Lord Lyttelton's Ghost





"Sir," said Dr. Johnson, "it is the most extraordinary thing that has

happened in my day." The doctor's day included the rising of 1745 and

of the Wesleyans, the seizure of Canada, the Seven Years' War, the

American Rebellion, the Cock Lane ghost, and other singular

occurrences, but "the most extraordinary thing" was--Lord Lyttelton's

ghost! Famous as is that spectre, nobody knows what it was, nor even

whether there was any spectre at all.



Thomas, Lord Lyttelton, was born in 1744. In 1768 he entered the

House of Commons. In 1769 he was unseated for bribery. He then

vanishes from public view, probably he was playing the prodigal at

home and abroad, till February, 1772, when he returned to his father's

house, and married. He then went abroad (with a barmaid) till 1773,

when his father died. In January, 1774, he took his seat in the House

of Lords. In November, 1779, Lyttelton went into Opposition. On

Thursday, 25th November, he denounced Government in a magnificent

speech. As to a sinecure which he held, he said, "Perhaps I shall not

keep it long!"



_Something had Happened_!



On the night before his speech, that of Wednesday, 24th November,

Lyttelton had seen the ghost, and had been told that he would die in

three days. He mentioned this to Rowan Hamilton on the Friday. {129a}

On the same day, or on Friday, he mentioned it to Captain Ascough, who

told a lady, who told Mrs. Thrale. {129b} On the Friday he went to

Epsom with friends, and mentioned the ghost to them, among others to

Mr. Fortescue. {129c} About midnight on 28th November, Lord Lyttelton

died suddenly in bed, his valet having left him for a moment to fetch

a spoon for stirring his medicine. The cause of death was not stated;

there was no inquest.



This, literally, is all that is _known_ about Lord Lyttelton's ghost.

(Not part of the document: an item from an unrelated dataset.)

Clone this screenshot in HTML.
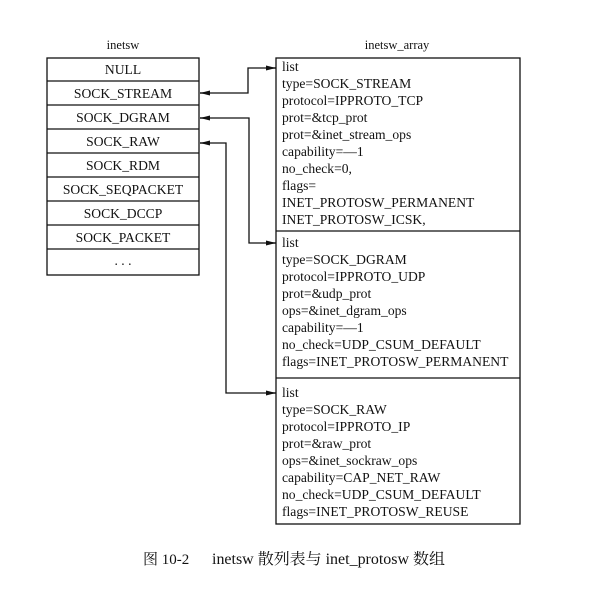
<!DOCTYPE html>
<html><head><meta charset="utf-8"><style>
body{margin:0;background:#fff;width:590px;height:599px;overflow:hidden;}
svg text{font-family:"Liberation Serif","Noto Serif CJK SC",serif;fill:#111;}
</style></head><body>
<svg width="590" height="599" viewBox="0 0 590 599" xmlns="http://www.w3.org/2000/svg">
<defs><marker id="a" markerWidth="10" markerHeight="6" refX="10" refY="3" orient="auto" markerUnits="userSpaceOnUse"><path d="M0,0.5 L10,3 L0,5.5 Z" fill="#111"/></marker></defs>
<text x="123" y="49" font-size="12.5" text-anchor="middle">inetsw</text>
<text x="397" y="49" font-size="12.5" text-anchor="middle">inetsw_array</text>
<g stroke="#111" stroke-width="1.3" fill="none">
<rect x="47" y="58" width="152" height="217"/>
<line x1="47" y1="81" x2="199" y2="81"/><line x1="47" y1="105" x2="199" y2="105"/>
<line x1="47" y1="129" x2="199" y2="129"/><line x1="47" y1="153" x2="199" y2="153"/>
<line x1="47" y1="177" x2="199" y2="177"/><line x1="47" y1="201" x2="199" y2="201"/>
<line x1="47" y1="225" x2="199" y2="225"/><line x1="47" y1="249" x2="199" y2="249"/>
<rect x="276" y="58" width="244" height="466"/>
<line x1="276" y1="231" x2="520" y2="231"/><line x1="276" y1="378" x2="520" y2="378"/>
<polyline points="276,68 248,68 248,93 200,93"/>
<polyline points="200,118 249,118 249,243 276,243"/>
<polyline points="200,143 226,143 226,393 276,393"/>
<line x1="266" y1="243" x2="276" y2="243" marker-end="url(#a)"/>
<line x1="266" y1="393" x2="276" y2="393" marker-end="url(#a)"/>
<line x1="266" y1="68" x2="276" y2="68" marker-end="url(#a)"/>
<line x1="210" y1="93" x2="200" y2="93" marker-end="url(#a)"/>
<line x1="210" y1="118" x2="200" y2="118" marker-end="url(#a)"/>
<line x1="210" y1="143" x2="200" y2="143" marker-end="url(#a)"/>
</g>
<g font-size="13.6" text-anchor="middle">
<text x="123" y="74">NULL</text><text x="123" y="98">SOCK_STREAM</text>
<text x="123" y="122">SOCK_DGRAM</text><text x="123" y="146">SOCK_RAW</text>
<text x="123" y="170">SOCK_RDM</text><text x="123" y="194">SOCK_SEQPACKET</text>
<text x="123" y="218">SOCK_DCCP</text><text x="123" y="242">SOCK_PACKET</text>
<text x="123" y="265">. . .</text>
</g>
<g font-size="13.6">
<text x="282" y="71">list</text><text x="282" y="88">type=SOCK_STREAM</text>
<text x="282" y="105">protocol=IPPROTO_TCP</text><text x="282" y="122">prot=&amp;tcp_prot</text>
<text x="282" y="139">prot=&amp;inet_stream_ops</text><text x="282" y="156">capability=—1</text>
<text x="282" y="173">no_check=0,</text><text x="282" y="190">flags=</text>
<text x="282" y="207">INET_PROTOSW_PERMANENT</text><text x="282" y="224">INET_PROTOSW_ICSK,</text>
<text x="282" y="247">list</text><text x="282" y="264">type=SOCK_DGRAM</text>
<text x="282" y="281">protocol=IPPROTO_UDP</text><text x="282" y="298">prot=&amp;udp_prot</text>
<text x="282" y="315">ops=&amp;inet_dgram_ops</text><text x="282" y="332">capability=—1</text>
<text x="282" y="349">no_check=UDP_CSUM_DEFAULT</text><text x="282" y="366">flags=INET_PROTOSW_PERMANENT</text>
<text x="282" y="397">list</text><text x="282" y="414">type=SOCK_RAW</text>
<text x="282" y="431">protocol=IPPROTO_IP</text><text x="282" y="448">prot=&amp;raw_prot</text>
<text x="282" y="465">ops=&amp;inet_sockraw_ops</text><text x="282" y="482">capability=CAP_NET_RAW</text>
<text x="282" y="499">no_check=UDP_CSUM_DEFAULT</text><text x="282" y="516">flags=INET_PROTOSW_REUSE</text>
</g>
<text x="143" y="564" font-size="15">图 10-2</text>
<text x="212" y="564" font-size="15.5" textLength="233" lengthAdjust="spacingAndGlyphs">inetsw 散列表与 inet_protosw 数组</text>
</svg>
</body></html>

It is variously described as: (1) "a young woman and a robin" (Horace

Walpole); (2) "a spirit" (Captain Ascough); (3) a bird in a dream,

"which changed into a woman in white" (Lord Westcote's narrative of

13th February, 1780, collected from Lord Lyttelton's guests and

servants); (4) "a bird turning into a woman" (Mrs. Delany, 9th

December, 1779); (5) a dream of a bird, followed by a woman, Mrs.

Amphlett, in white (Pitt Place archives after 1789); (6) "a fluttering

noise, as of a bird, followed by the apparition of a woman who had

committed suicide after being seduced by Lyttelton" (Lady Lyttelton,

1828); (7) a bird "which vanished when a female spirit in white

raiment presented herself" (Scots Magazine, November-December, 1779).



Out of seven versions, a bird, or a fluttering noise as of a bird (a

common feature in ghost stories), {130a} with a woman following or

accompanying, occurs in six. The phenomena are almost equally

ascribed to dreaming and to waking hallucination, but the common-sense

of the eighteenth century called all ghosts "dreams". In the Westcote

narrative (1780) Lyttelton explains the dream by his having lately

been in a room with a lady, Mrs. Dawson, when a robin flew in. Yet,

in the same narrative, Lyttelton says on Saturday morning "that he was

very well, and believed he should bilk the _ghost_". He was certainly

in bed at the time of the experience, and probably could not be sure

whether he was awake or asleep. {130b}



Considering the remoteness of time, the story is very well recorded.

It is chronicled by Mrs. Thrale before the news of Lyttelton's death

reached her, and by Lady Mary Coke two days later, by Walpole on the

day after the peer's decease, of which he had heard. Lord Lyttelton's

health had for some time been bad; he had made his will a few weeks

before, and his nights were horror-haunted. A little boy, his nephew,

to whom he was kind, used to find the wicked lord sitting by his bed

at night, because he dared not be alone. So Lockhart writes to his

daughter, Mrs. Hope Scott. {131} He had strange dreams of being in

hell with the cruel murderess, Mrs. Brownrigg, who "whipped three

female 'prentices to death and hid them in the coal-hole". Such a man

might have strange fancies, and a belief in approaching death might

bring its own fulfilment. The hypothesis of a premeditated suicide,

with the story of the ghost as a last practical joke, has no

corroboration. It occurred to Horace Walpole at once, but he laid no

stress on it.



Such is a plain, dry, statistical account of the most extraordinary

event that happened in Dr. Johnson's day.



However, the story does not end here. On the fatal night, 27th

November, 1779, Mr. Andrews, M.P., a friend of Lyttelton's was

awakened by finding Lord Lyttelton drawing his curtains. Suspecting a

practical joke, he hunted for his lordship both in his house and in

the garden. Of course he never found him. The event was promptly

recorded in the next number of the Scots Magazine, December, 1779.